((

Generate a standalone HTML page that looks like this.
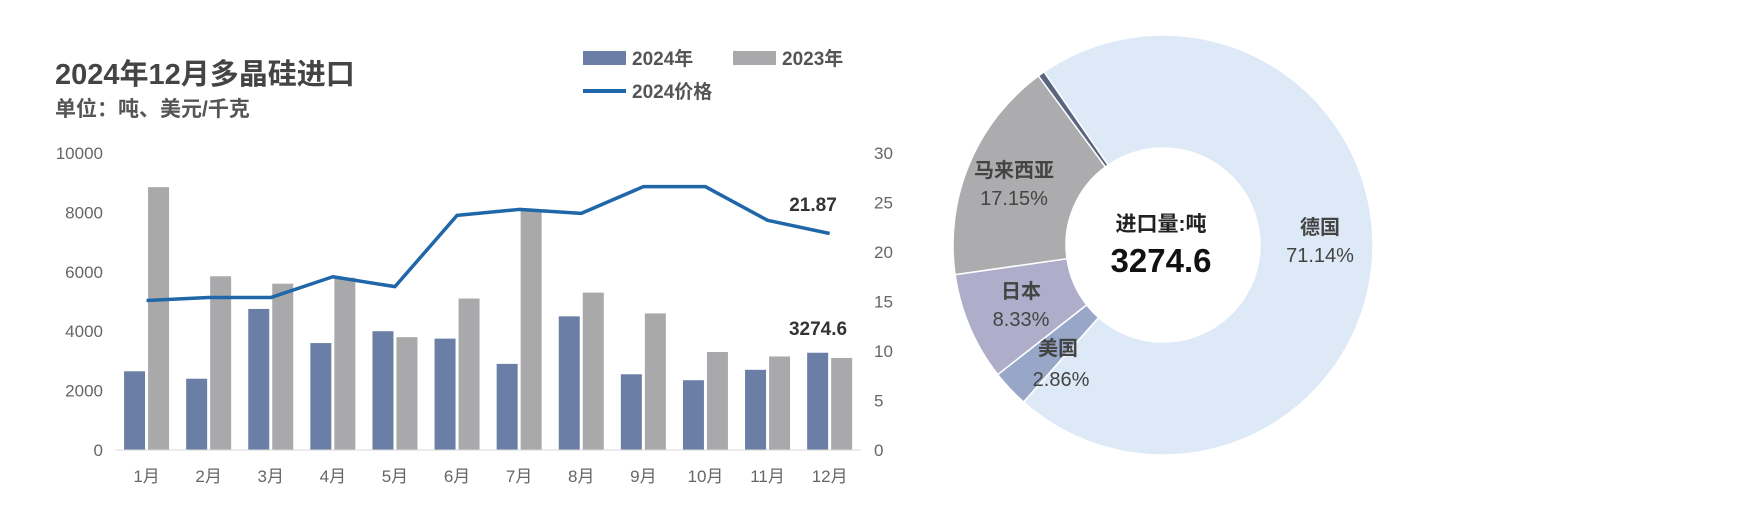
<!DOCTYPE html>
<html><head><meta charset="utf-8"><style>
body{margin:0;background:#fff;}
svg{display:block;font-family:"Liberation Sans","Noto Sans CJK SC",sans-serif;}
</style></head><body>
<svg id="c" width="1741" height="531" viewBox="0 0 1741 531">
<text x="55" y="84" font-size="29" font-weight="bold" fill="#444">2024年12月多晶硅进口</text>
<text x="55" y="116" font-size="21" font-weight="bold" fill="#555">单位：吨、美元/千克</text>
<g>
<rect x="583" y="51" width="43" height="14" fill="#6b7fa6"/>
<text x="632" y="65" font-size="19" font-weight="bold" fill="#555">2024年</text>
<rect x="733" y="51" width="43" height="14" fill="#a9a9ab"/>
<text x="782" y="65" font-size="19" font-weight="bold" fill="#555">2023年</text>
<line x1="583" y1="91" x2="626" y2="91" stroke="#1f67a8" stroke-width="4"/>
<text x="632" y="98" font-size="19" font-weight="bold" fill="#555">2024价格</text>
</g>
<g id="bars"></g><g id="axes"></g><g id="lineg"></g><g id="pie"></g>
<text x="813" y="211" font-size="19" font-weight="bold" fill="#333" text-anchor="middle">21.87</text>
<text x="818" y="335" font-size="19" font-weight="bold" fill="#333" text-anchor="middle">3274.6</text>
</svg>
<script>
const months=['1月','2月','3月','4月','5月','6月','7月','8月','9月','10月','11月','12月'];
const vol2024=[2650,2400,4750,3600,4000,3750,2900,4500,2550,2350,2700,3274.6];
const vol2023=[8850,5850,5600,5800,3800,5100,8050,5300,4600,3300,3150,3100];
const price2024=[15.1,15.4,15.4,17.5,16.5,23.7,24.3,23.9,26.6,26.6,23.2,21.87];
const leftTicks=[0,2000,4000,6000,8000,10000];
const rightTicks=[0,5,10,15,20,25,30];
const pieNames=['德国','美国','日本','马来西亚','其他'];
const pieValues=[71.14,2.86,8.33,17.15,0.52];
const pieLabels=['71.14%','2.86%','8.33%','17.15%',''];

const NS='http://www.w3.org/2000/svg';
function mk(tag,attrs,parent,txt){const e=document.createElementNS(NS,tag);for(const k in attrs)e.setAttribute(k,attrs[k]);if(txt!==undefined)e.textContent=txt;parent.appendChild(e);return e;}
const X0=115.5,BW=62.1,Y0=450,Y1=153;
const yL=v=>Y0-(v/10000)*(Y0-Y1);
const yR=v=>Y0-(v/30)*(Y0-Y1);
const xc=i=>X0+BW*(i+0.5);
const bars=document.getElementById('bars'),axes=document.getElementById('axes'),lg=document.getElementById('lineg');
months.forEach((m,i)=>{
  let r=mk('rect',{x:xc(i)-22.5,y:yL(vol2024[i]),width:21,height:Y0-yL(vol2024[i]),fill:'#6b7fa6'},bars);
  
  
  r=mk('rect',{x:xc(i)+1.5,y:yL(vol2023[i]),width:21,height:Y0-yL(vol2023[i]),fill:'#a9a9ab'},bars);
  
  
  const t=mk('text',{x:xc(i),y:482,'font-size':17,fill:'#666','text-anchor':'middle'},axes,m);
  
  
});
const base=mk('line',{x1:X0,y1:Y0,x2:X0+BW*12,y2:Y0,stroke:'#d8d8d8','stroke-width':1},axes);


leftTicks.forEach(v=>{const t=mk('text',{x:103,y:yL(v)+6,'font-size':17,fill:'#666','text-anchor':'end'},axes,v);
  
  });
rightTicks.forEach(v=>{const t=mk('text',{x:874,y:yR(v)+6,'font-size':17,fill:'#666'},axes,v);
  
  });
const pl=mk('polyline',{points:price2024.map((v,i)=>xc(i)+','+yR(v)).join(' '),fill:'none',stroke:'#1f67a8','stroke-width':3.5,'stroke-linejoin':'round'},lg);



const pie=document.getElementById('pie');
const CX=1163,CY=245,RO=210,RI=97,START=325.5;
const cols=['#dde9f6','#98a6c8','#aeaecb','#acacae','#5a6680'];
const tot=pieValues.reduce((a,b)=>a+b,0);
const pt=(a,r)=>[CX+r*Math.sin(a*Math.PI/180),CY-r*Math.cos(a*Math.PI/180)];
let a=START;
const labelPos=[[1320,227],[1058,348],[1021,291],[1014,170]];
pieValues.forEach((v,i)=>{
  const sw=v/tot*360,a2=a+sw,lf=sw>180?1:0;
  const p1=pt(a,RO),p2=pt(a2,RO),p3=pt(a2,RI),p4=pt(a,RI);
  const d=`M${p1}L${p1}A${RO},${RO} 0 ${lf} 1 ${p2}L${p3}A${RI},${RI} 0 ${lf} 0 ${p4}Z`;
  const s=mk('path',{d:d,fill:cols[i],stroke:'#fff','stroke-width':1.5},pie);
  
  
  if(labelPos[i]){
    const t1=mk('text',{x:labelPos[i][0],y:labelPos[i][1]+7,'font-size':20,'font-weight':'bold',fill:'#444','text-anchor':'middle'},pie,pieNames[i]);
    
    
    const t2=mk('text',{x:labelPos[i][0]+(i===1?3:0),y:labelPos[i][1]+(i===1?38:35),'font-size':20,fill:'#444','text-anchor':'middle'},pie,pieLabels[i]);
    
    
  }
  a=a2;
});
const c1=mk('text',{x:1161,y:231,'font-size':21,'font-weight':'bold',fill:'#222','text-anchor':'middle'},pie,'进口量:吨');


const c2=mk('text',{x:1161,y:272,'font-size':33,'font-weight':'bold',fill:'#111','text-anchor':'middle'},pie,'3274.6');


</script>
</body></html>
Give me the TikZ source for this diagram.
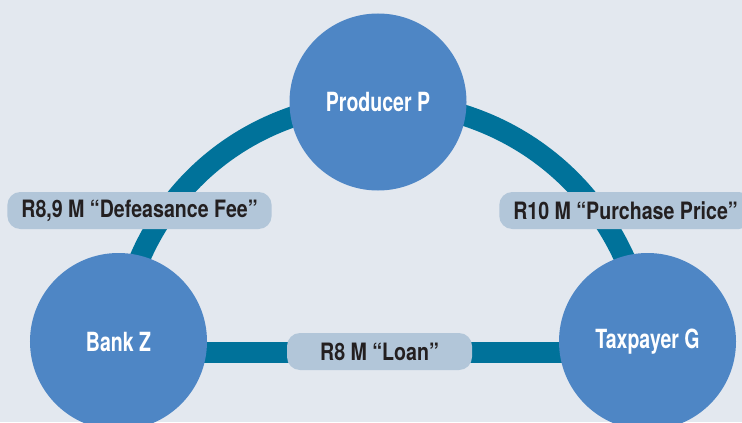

))

Direction: Reproduce the material word for word. Any pictures should be left out of the copy.

Exercise output:
Generate a standalone HTML page that looks like this.
<!DOCTYPE html>
<html><head><meta charset="utf-8"><style>
body{margin:0;background:#fff;}
svg{display:block;font-family:"Liberation Sans","Noto Sans CJK SC",sans-serif;}
</style></head><body>
<svg id="c" width="1741" height="531" viewBox="0 0 1741 531">
<text x="55" y="84" font-size="29" font-weight="bold" fill="#444">2024年12月多晶硅进口</text>
<text x="55" y="116" font-size="21" font-weight="bold" fill="#555">单位：吨、美元/千克</text>
<g>
<rect x="583" y="51" width="43" height="14" fill="#6b7fa6"/>
<text x="632" y="65" font-size="19" font-weight="bold" fill="#555">2024年</text>
<rect x="733" y="51" width="43" height="14" fill="#a9a9ab"/>
<text x="782" y="65" font-size="19" font-weight="bold" fill="#555">2023年</text>
<line x1="583" y1="91" x2="626" y2="91" stroke="#1f67a8" stroke-width="4"/>
<text x="632" y="98" font-size="19" font-weight="bold" fill="#555">2024价格</text>
</g>
<g id="bars"></g><g id="axes"></g><g id="lineg"></g><g id="pie"></g>
<text x="813" y="211" font-size="19" font-weight="bold" fill="#333" text-anchor="middle">21.87</text>
<text x="818" y="335" font-size="19" font-weight="bold" fill="#333" text-anchor="middle">3274.6</text>
</svg>
<script>
const months=['1月','2月','3月','4月','5月','6月','7月','8月','9月','10月','11月','12月'];
const vol2024=[2650,2400,4750,3600,4000,3750,2900,4500,2550,2350,2700,3274.6];
const vol2023=[8850,5850,5600,5800,3800,5100,8050,5300,4600,3300,3150,3100];
const price2024=[15.1,15.4,15.4,17.5,16.5,23.7,24.3,23.9,26.6,26.6,23.2,21.87];
const leftTicks=[0,2000,4000,6000,8000,10000];
const rightTicks=[0,5,10,15,20,25,30];
const pieNames=['德国','美国','日本','马来西亚','其他'];
const pieValues=[71.14,2.86,8.33,17.15,0.52];
const pieLabels=['71.14%','2.86%','8.33%','17.15%',''];

const NS='http://www.w3.org/2000/svg';
function mk(tag,attrs,parent,txt){const e=document.createElementNS(NS,tag);for(const k in attrs)e.setAttribute(k,attrs[k]);if(txt!==undefined)e.textContent=txt;parent.appendChild(e);return e;}
const X0=115.5,BW=62.1,Y0=450,Y1=153;
const yL=v=>Y0-(v/10000)*(Y0-Y1);
const yR=v=>Y0-(v/30)*(Y0-Y1);
const xc=i=>X0+BW*(i+0.5);
const bars=document.getElementById('bars'),axes=document.getElementById('axes'),lg=document.getElementById('lineg');
months.forEach((m,i)=>{
  let r=mk('rect',{x:xc(i)-22.5,y:yL(vol2024[i]),width:21,height:Y0-yL(vol2024[i]),fill:'#6b7fa6'},bars);
  
  
  r=mk('rect',{x:xc(i)+1.5,y:yL(vol2023[i]),width:21,height:Y0-yL(vol2023[i]),fill:'#a9a9ab'},bars);
  
  
  const t=mk('text',{x:xc(i),y:482,'font-size':17,fill:'#666','text-anchor':'middle'},axes,m);
  
  
});
const base=mk('line',{x1:X0,y1:Y0,x2:X0+BW*12,y2:Y0,stroke:'#d8d8d8','stroke-width':1},axes);


leftTicks.forEach(v=>{const t=mk('text',{x:103,y:yL(v)+6,'font-size':17,fill:'#666','text-anchor':'end'},axes,v);
  
  });
rightTicks.forEach(v=>{const t=mk('text',{x:874,y:yR(v)+6,'font-size':17,fill:'#666'},axes,v);
  
  });
const pl=mk('polyline',{points:price2024.map((v,i)=>xc(i)+','+yR(v)).join(' '),fill:'none',stroke:'#1f67a8','stroke-width':3.5,'stroke-linejoin':'round'},lg);



const pie=document.getElementById('pie');
const CX=1163,CY=245,RO=210,RI=97,START=325.5;
const cols=['#dde9f6','#98a6c8','#aeaecb','#acacae','#5a6680'];
const tot=pieValues.reduce((a,b)=>a+b,0);
const pt=(a,r)=>[CX+r*Math.sin(a*Math.PI/180),CY-r*Math.cos(a*Math.PI/180)];
let a=START;
const labelPos=[[1320,227],[1058,348],[1021,291],[1014,170]];
pieValues.forEach((v,i)=>{
  const sw=v/tot*360,a2=a+sw,lf=sw>180?1:0;
  const p1=pt(a,RO),p2=pt(a2,RO),p3=pt(a2,RI),p4=pt(a,RI);
  const d=`M${p1}L${p1}A${RO},${RO} 0 ${lf} 1 ${p2}L${p3}A${RI},${RI} 0 ${lf} 0 ${p4}Z`;
  const s=mk('path',{d:d,fill:cols[i],stroke:'#fff','stroke-width':1.5},pie);
  
  
  if(labelPos[i]){
    const t1=mk('text',{x:labelPos[i][0],y:labelPos[i][1]+7,'font-size':20,'font-weight':'bold',fill:'#444','text-anchor':'middle'},pie,pieNames[i]);
    
    
    const t2=mk('text',{x:labelPos[i][0]+(i===1?3:0),y:labelPos[i][1]+(i===1?38:35),'font-size':20,fill:'#444','text-anchor':'middle'},pie,pieLabels[i]);
    
    
  }
  a=a2;
});
const c1=mk('text',{x:1161,y:231,'font-size':21,'font-weight':'bold',fill:'#222','text-anchor':'middle'},pie,'进口量:吨');


const c2=mk('text',{x:1161,y:272,'font-size':33,'font-weight':'bold',fill:'#111','text-anchor':'middle'},pie,'3274.6');


</script>
</body></html>
Give me the TikZ source for this diagram.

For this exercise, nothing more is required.